Personal budgets: why do councils still call the shots on care? | Colin Slasberg

personal budgets
We have a two-tier service, where the great majority are subject to the same depersonalising and disempowering system that existed before the Care Act. Photograph: Gareth Fuller/PA

Two recent high court judgments – Oxfordshire v Davey and Merton v JF – highlight the ways councils assess eligibility for social care and allocate resources. One vital issue they underline has so far gone completely under the radar: personal budgets.

When the Care Act came into effect in 2014, it was hailed as the most significant change in social care law for 60 years. A key measure was to make it a legal duty for councils to provide all service users with a personal budget.

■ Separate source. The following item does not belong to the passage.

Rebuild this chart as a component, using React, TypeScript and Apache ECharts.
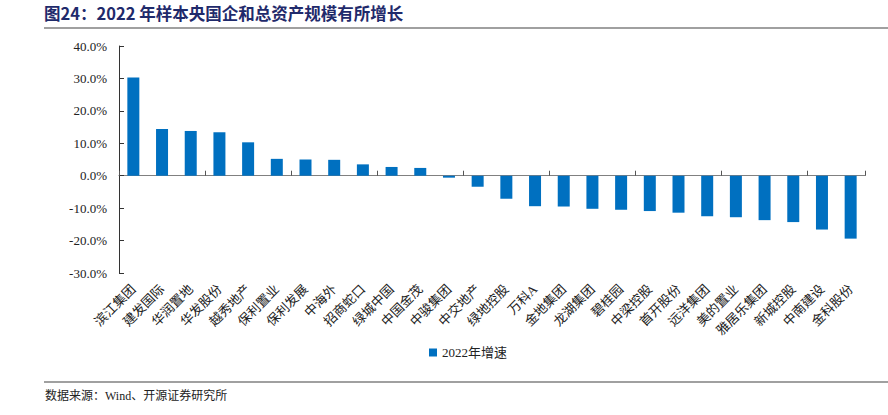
import React, { useEffect, useRef } from "react";
import * as echarts from "echarts";

const categories = ["滨江集团","建发国际","华润置地","华发股份","越秀地产","保利置业","保利发展","中海外","招商蛇口","绿城中国","中国金茂","中骏集团","中交地产","绿地控股","万科A","金地集团","龙湖集团","碧桂园","中梁控股","首开股份","远洋集团","美的置业","雅居乐集团","新城控股","中南建设","金科股份"];
const growth2022 = [30.3,14.4,13.8,13.4,10.3,5.2,5.0,4.9,3.5,2.7,2.4,-0.6,-3.4,-7.1,-9.4,-9.5,-10.2,-10.5,-10.9,-11.4,-12.5,-12.8,-13.7,-14.3,-16.6,-19.4];
const seriesName = "2022年增速";
const titleText = "图24：2022 年样本央国企和总资产规模有所增长";
const sourceText = "数据来源：Wind、开源证券研究所";

const serif = "'Liberation Serif', 'Times New Roman', 'Noto Sans CJK SC', serif";

export default function App() {
  const ref = useRef<HTMLDivElement>(null);
  useEffect(() => {
    if (!ref.current) return;
    const chart = echarts.init(ref.current, undefined, { renderer: "svg" });
    chart.setOption({
      animation: false,
      backgroundColor: "#fff",
      textStyle: { fontFamily: serif },
      grid: { left: 119, right: 23, top: 46, bottom: 142, containLabel: false },
      legend: {
        data: [seriesName],
        left: 424, top: 341,
        icon: "rect", itemWidth: 8, itemHeight: 8, itemGap: 4,
        textStyle: { fontSize: 13, color: "#222", fontFamily: serif },
      },
      graphic: [
        { type: "text", left: 44, top: 5, style: { text: titleText, fontSize: 16.5, fontWeight: "bold", fill: "#1F2A6B", fontFamily: "'Noto Sans CJK SC', sans-serif" } },
        { type: "line", shape: { x1: 44, y1: 28, x2: 888, y2: 28 }, style: { stroke: "#808080", lineWidth: 1.5 } },
        { type: "line", shape: { x1: 44, y1: 382, x2: 888, y2: 382 }, style: { stroke: "#808080", lineWidth: 1.5 } },
        { type: "text", left: 45, top: 390, style: { text: sourceText, fontSize: 12, fill: "#222", fontFamily: serif } },
      ],
      xAxis: [
        {
          type: "category", data: categories, position: "bottom",
          axisLine: { onZero: true, lineStyle: { color: "#808080", width: 1.2 } },
          axisTick: { show: true, inside: true, length: 5, lineStyle: { color: "#555" } },
          axisLabel: { show: false },
        },
        {
          type: "category", data: categories, position: "bottom",
          axisLine: { show: false, onZero: false },
          axisTick: { show: false },
          axisLabel: { interval: 0, rotate: 45, fontSize: 13, color: "#222", margin: 14, fontFamily: serif },
        },
      ],
      yAxis: {
        type: "value", min: -30, max: 40, interval: 10,
        axisLine: { show: true, lineStyle: { color: "#333" } },
        axisTick: { show: true, inside: true, length: 5, lineStyle: { color: "#333" } },
        splitLine: { show: false },
        axisLabel: { formatter: (v: number) => v.toFixed(1) + "%", fontSize: 13, color: "#222", margin: 12, fontFamily: serif },
      },
      series: [
        {
          name: seriesName, type: "bar", xAxisIndex: 0, data: growth2022,
          barWidth: 12,
          itemStyle: { color: "#0070C0" },
        },
      ],
    });
    return () => chart.dispose();
  }, []);
  return <div ref={ref} style={{ width: 888, height: 415, position: "absolute", left: 0, top: 0 }} />;
}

The change was built on the premise that an up-front allocation of money would empower a person to choose the support they think will work best for them – instead of councils controlling what their needs were and how to meet them. The allocation would be calculated using a resource allocation system, a formula predicting how much support they would need, which could be adjusted once the person’s actual needs were known. The person would then be given the cash as a direct payment to manage themselves or the local authority would handle it as a council-managed budget. But either way, the same principle – a person should choose their own support using a sum of money – would apply.

The two high court judgments both concerned service users seeking legal redress against councils that had significantly reduced their levels of support. They brought into sharp focus how decisions were made about what services would be provided and at what cost.

But in the two very detailed court judgments – totalling 35,000 words – there is not a single mention of an “up-front allocation” or “resource allocation system”. These concepts played no part in either claimant’s case against the councils, nor in the councils’ defences, nor in the judges’ deliberations. It’s as if the personal budget strategy did not exist.

The term personal budget is used, but it means no more than the financial value of services the councils offered to meet the needs it had decided were eligible. This is precisely the meaning given to personal budget by the Care Act, which leaves unchanged the power of councils to decide what needs it will meet and what resources are required to meet them.

Only 50% of survey respondents said they knew the value of their personal budget when their support was planned

The effect is that “personal budget” simply replaces “care package” to describe the offer made to a person. Stripped of its transformative ambitions, it has become a phantom policy. New words to describe the same old, same old.

Yet politicians and social care leaders continue to proclaim the transformative ability of personal budgets. Surveys of personal budget holders carried out by Think Local Act Personal (TLAP), for example, have created a false and misleading narrative. Asking people if their personal budget has improved their lives is bound to elicit a different response if people understand personal budget to simply refer to the services they receive.

The most recent survey adds a new question, perhaps amid concerns that councils may not even be telling people what their up-front allocation is.

The report’s pre-amble states that a personal budget means “knowing, before care and support planning begins, an estimate of how much money will be available”. Yet the question put to respondents substitutes the word “before” with “when”. This may seem inconsequential, but it is not. “When” extends the time span to include the whole process – so it’s not clear at what point service users are being told how much money they have to spend on their care. Only 50% of respondents said they knew their personal budget when their support was planned.

A separate survey by TLAP on the impact of the Care Act found that it is yet to make the difference hoped for. The survey did find satisfaction from a small number of people using direct payments who organised their own support and managed their day-to-day support plans. But we have known this works since the early 1990s, when the independent living movement successfully made the case for the introduction of direct payments. We also know the “small number” has scarcely risen above 5% of service users in its 20-year history [pdf].

We have a two-tier service: the great majority of service users are subject to the same depersonalising and disempowering system that existed before the Care Act. Clinging to the false belief that change is on the way is preventing us from facing up to the real challenges. Councils continue to call all the important shots. The system must be transformed into one that is truly personalised for all, not just a small minority.